»»
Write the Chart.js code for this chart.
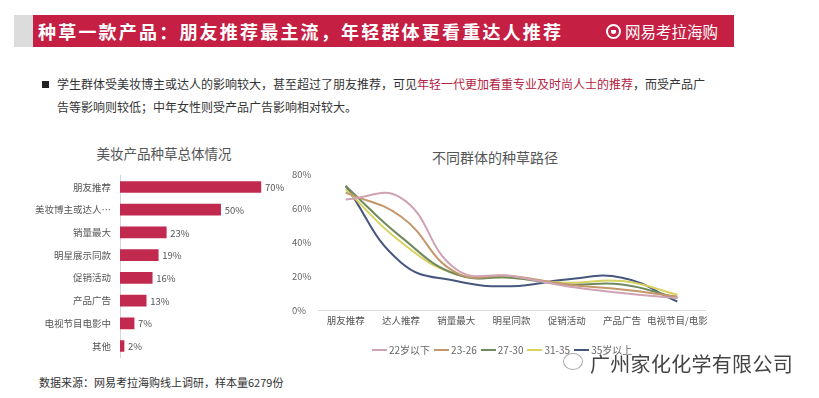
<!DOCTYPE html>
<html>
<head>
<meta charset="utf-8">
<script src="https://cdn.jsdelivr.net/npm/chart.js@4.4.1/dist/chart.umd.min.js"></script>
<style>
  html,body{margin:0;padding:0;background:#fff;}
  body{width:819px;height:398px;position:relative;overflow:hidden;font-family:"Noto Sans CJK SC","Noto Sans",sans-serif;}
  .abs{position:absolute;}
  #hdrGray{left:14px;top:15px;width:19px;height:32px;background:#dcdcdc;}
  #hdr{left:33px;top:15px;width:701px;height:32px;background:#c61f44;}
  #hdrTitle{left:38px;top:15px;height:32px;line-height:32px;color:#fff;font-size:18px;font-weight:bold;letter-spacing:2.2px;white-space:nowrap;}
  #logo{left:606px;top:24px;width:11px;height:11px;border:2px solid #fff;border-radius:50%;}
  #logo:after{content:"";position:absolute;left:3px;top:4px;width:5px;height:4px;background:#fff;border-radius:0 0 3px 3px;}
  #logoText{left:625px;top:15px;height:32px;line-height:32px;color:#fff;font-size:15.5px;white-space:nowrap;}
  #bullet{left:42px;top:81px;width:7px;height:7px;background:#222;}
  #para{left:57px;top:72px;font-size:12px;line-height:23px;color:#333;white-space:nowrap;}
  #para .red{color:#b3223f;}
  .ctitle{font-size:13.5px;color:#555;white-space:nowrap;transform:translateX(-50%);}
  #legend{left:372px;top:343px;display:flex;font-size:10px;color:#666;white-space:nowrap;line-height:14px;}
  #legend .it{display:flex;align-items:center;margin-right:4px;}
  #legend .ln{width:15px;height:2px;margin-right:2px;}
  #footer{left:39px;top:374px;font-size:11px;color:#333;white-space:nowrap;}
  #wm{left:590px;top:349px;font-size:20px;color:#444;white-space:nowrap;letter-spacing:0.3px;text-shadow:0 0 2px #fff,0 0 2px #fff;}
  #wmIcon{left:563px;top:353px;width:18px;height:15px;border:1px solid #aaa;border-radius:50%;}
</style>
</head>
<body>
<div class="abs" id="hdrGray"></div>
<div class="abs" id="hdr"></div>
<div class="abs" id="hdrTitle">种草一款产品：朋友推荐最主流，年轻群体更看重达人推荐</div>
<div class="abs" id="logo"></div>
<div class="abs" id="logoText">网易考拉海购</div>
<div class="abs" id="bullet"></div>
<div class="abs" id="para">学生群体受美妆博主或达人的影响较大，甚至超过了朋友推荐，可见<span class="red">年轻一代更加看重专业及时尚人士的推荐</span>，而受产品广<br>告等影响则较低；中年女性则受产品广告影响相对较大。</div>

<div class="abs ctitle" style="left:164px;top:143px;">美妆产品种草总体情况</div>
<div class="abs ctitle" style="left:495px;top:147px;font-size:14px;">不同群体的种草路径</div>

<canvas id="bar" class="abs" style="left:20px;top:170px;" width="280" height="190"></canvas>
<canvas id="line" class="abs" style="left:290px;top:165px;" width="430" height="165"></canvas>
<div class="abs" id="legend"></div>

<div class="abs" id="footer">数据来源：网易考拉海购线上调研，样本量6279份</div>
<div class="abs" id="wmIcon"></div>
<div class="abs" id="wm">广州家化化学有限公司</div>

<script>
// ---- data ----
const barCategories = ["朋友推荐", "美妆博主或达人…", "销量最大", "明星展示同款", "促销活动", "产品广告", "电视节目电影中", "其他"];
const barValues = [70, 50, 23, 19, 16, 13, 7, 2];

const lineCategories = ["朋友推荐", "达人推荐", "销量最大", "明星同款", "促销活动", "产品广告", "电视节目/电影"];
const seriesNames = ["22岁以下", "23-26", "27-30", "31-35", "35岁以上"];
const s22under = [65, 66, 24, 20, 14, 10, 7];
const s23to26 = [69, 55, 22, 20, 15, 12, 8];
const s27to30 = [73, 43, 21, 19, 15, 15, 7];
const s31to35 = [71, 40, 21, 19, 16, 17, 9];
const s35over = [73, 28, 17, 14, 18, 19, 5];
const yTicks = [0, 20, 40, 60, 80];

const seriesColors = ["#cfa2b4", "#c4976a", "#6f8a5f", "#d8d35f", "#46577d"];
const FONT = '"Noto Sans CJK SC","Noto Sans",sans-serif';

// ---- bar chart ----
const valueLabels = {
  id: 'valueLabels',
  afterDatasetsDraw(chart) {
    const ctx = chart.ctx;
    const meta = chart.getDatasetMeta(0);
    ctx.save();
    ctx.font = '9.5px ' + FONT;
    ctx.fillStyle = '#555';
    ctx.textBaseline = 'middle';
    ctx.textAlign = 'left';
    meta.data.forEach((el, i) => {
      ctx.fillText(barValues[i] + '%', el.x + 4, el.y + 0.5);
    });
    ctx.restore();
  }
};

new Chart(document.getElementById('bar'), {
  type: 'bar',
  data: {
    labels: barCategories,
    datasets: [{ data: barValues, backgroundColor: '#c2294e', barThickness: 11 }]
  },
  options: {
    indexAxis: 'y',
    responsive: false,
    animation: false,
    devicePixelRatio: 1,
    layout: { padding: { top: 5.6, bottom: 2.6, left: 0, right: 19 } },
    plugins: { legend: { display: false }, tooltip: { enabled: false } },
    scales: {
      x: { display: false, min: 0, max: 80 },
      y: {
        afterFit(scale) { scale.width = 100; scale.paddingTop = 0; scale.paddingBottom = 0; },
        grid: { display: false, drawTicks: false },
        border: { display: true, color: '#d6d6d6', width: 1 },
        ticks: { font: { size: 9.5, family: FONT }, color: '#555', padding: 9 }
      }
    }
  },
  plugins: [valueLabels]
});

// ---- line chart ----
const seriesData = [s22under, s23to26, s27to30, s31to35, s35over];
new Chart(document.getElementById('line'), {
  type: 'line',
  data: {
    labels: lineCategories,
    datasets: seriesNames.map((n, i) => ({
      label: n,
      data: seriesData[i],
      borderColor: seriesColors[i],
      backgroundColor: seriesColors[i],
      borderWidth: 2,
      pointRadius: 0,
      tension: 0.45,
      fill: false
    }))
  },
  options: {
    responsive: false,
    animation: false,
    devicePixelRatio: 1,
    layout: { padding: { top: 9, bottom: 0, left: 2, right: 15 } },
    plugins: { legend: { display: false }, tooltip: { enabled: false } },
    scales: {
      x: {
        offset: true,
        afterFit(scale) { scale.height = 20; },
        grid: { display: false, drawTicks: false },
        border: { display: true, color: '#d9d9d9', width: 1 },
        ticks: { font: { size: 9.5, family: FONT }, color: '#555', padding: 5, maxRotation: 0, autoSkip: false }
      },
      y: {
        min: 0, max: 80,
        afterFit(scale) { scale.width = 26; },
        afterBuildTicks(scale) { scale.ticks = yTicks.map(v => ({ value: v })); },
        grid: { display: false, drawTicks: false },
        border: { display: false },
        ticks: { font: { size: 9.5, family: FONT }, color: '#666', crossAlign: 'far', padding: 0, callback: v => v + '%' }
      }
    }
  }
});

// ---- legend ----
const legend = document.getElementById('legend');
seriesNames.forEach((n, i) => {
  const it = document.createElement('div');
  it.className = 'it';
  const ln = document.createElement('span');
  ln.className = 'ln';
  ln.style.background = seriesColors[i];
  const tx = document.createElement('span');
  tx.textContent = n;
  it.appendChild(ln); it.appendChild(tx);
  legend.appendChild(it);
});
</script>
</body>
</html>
««
WHAT IS NEEDED: Output each line exactly; omit every picture.

EXERCISE RESULT:
Write the Chart.js code for this chart.
<!DOCTYPE html>
<html>
<head>
<meta charset="utf-8">
<script src="https://cdn.jsdelivr.net/npm/chart.js@4.4.1/dist/chart.umd.min.js"></script>
<style>
  html,body{margin:0;padding:0;background:#fff;}
  body{width:819px;height:398px;position:relative;overflow:hidden;font-family:"Noto Sans CJK SC","Noto Sans",sans-serif;}
  .abs{position:absolute;}
  #hdrGray{left:14px;top:15px;width:19px;height:32px;background:#dcdcdc;}
  #hdr{left:33px;top:15px;width:701px;height:32px;background:#c61f44;}
  #hdrTitle{left:38px;top:15px;height:32px;line-height:32px;color:#fff;font-size:18px;font-weight:bold;letter-spacing:2.2px;white-space:nowrap;}
  #logo{left:606px;top:24px;width:11px;height:11px;border:2px solid #fff;border-radius:50%;}
  #logo:after{content:"";position:absolute;left:3px;top:4px;width:5px;height:4px;background:#fff;border-radius:0 0 3px 3px;}
  #logoText{left:625px;top:15px;height:32px;line-height:32px;color:#fff;font-size:15.5px;white-space:nowrap;}
  #bullet{left:42px;top:81px;width:7px;height:7px;background:#222;}
  #para{left:57px;top:72px;font-size:12px;line-height:23px;color:#333;white-space:nowrap;}
  #para .red{color:#b3223f;}
  .ctitle{font-size:13.5px;color:#555;white-space:nowrap;transform:translateX(-50%);}
  #legend{left:372px;top:343px;display:flex;font-size:10px;color:#666;white-space:nowrap;line-height:14px;}
  #legend .it{display:flex;align-items:center;margin-right:4px;}
  #legend .ln{width:15px;height:2px;margin-right:2px;}
  #footer{left:39px;top:374px;font-size:11px;color:#333;white-space:nowrap;}
  #wm{left:590px;top:349px;font-size:20px;color:#444;white-space:nowrap;letter-spacing:0.3px;text-shadow:0 0 2px #fff,0 0 2px #fff;}
  #wmIcon{left:563px;top:353px;width:18px;height:15px;border:1px solid #aaa;border-radius:50%;}
</style>
</head>
<body>
<div class="abs" id="hdrGray"></div>
<div class="abs" id="hdr"></div>
<div class="abs" id="hdrTitle">种草一款产品：朋友推荐最主流，年轻群体更看重达人推荐</div>
<div class="abs" id="logo"></div>
<div class="abs" id="logoText">网易考拉海购</div>
<div class="abs" id="bullet"></div>
<div class="abs" id="para">学生群体受美妆博主或达人的影响较大，甚至超过了朋友推荐，可见<span class="red">年轻一代更加看重专业及时尚人士的推荐</span>，而受产品广<br>告等影响则较低；中年女性则受产品广告影响相对较大。</div>

<div class="abs ctitle" style="left:164px;top:143px;">美妆产品种草总体情况</div>
<div class="abs ctitle" style="left:495px;top:147px;font-size:14px;">不同群体的种草路径</div>

<canvas id="bar" class="abs" style="left:20px;top:170px;" width="280" height="190"></canvas>
<canvas id="line" class="abs" style="left:290px;top:165px;" width="430" height="165"></canvas>
<div class="abs" id="legend"></div>

<div class="abs" id="footer">数据来源：网易考拉海购线上调研，样本量6279份</div>
<div class="abs" id="wmIcon"></div>
<div class="abs" id="wm">广州家化化学有限公司</div>

<script>
// ---- data ----
const barCategories = ["朋友推荐", "美妆博主或达人…", "销量最大", "明星展示同款", "促销活动", "产品广告", "电视节目电影中", "其他"];
const barValues = [70, 50, 23, 19, 16, 13, 7, 2];

const lineCategories = ["朋友推荐", "达人推荐", "销量最大", "明星同款", "促销活动", "产品广告", "电视节目/电影"];
const seriesNames = ["22岁以下", "23-26", "27-30", "31-35", "35岁以上"];
const s22under = [65, 66, 24, 20, 14, 10, 7];
const s23to26 = [69, 55, 22, 20, 15, 12, 8];
const s27to30 = [73, 43, 21, 19, 15, 15, 7];
const s31to35 = [71, 40, 21, 19, 16, 17, 9];
const s35over = [73, 28, 17, 14, 18, 19, 5];
const yTicks = [0, 20, 40, 60, 80];

const seriesColors = ["#cfa2b4", "#c4976a", "#6f8a5f", "#d8d35f", "#46577d"];
const FONT = '"Noto Sans CJK SC","Noto Sans",sans-serif';

// ---- bar chart ----
const valueLabels = {
  id: 'valueLabels',
  afterDatasetsDraw(chart) {
    const ctx = chart.ctx;
    const meta = chart.getDatasetMeta(0);
    ctx.save();
    ctx.font = '9.5px ' + FONT;
    ctx.fillStyle = '#555';
    ctx.textBaseline = 'middle';
    ctx.textAlign = 'left';
    meta.data.forEach((el, i) => {
      ctx.fillText(barValues[i] + '%', el.x + 4, el.y + 0.5);
    });
    ctx.restore();
  }
};

new Chart(document.getElementById('bar'), {
  type: 'bar',
  data: {
    labels: barCategories,
    datasets: [{ data: barValues, backgroundColor: '#c2294e', barThickness: 11 }]
  },
  options: {
    indexAxis: 'y',
    responsive: false,
    animation: false,
    devicePixelRatio: 1,
    layout: { padding: { top: 5.6, bottom: 2.6, left: 0, right: 19 } },
    plugins: { legend: { display: false }, tooltip: { enabled: false } },
    scales: {
      x: { display: false, min: 0, max: 80 },
      y: {
        afterFit(scale) { scale.width = 100; scale.paddingTop = 0; scale.paddingBottom = 0; },
        grid: { display: false, drawTicks: false },
        border: { display: true, color: '#d6d6d6', width: 1 },
        ticks: { font: { size: 9.5, family: FONT }, color: '#555', padding: 9 }
      }
    }
  },
  plugins: [valueLabels]
});

// ---- line chart ----
const seriesData = [s22under, s23to26, s27to30, s31to35, s35over];
new Chart(document.getElementById('line'), {
  type: 'line',
  data: {
    labels: lineCategories,
    datasets: seriesNames.map((n, i) => ({
      label: n,
      data: seriesData[i],
      borderColor: seriesColors[i],
      backgroundColor: seriesColors[i],
      borderWidth: 2,
      pointRadius: 0,
      tension: 0.45,
      fill: false
    }))
  },
  options: {
    responsive: false,
    animation: false,
    devicePixelRatio: 1,
    layout: { padding: { top: 9, bottom: 0, left: 2, right: 15 } },
    plugins: { legend: { display: false }, tooltip: { enabled: false } },
    scales: {
      x: {
        offset: true,
        afterFit(scale) { scale.height = 20; },
        grid: { display: false, drawTicks: false },
        border: { display: true, color: '#d9d9d9', width: 1 },
        ticks: { font: { size: 9.5, family: FONT }, color: '#555', padding: 5, maxRotation: 0, autoSkip: false }
      },
      y: {
        min: 0, max: 80,
        afterFit(scale) { scale.width = 26; },
        afterBuildTicks(scale) { scale.ticks = yTicks.map(v => ({ value: v })); },
        grid: { display: false, drawTicks: false },
        border: { display: false },
        ticks: { font: { size: 9.5, family: FONT }, color: '#666', crossAlign: 'far', padding: 0, callback: v => v + '%' }
      }
    }
  }
});

// ---- legend ----
const legend = document.getElementById('legend');
seriesNames.forEach((n, i) => {
  const it = document.createElement('div');
  it.className = 'it';
  const ln = document.createElement('span');
  ln.className = 'ln';
  ln.style.background = seriesColors[i];
  const tx = document.createElement('span');
  tx.textContent = n;
  it.appendChild(ln); it.appendChild(tx);
  legend.appendChild(it);
});
</script>
</body>
</html>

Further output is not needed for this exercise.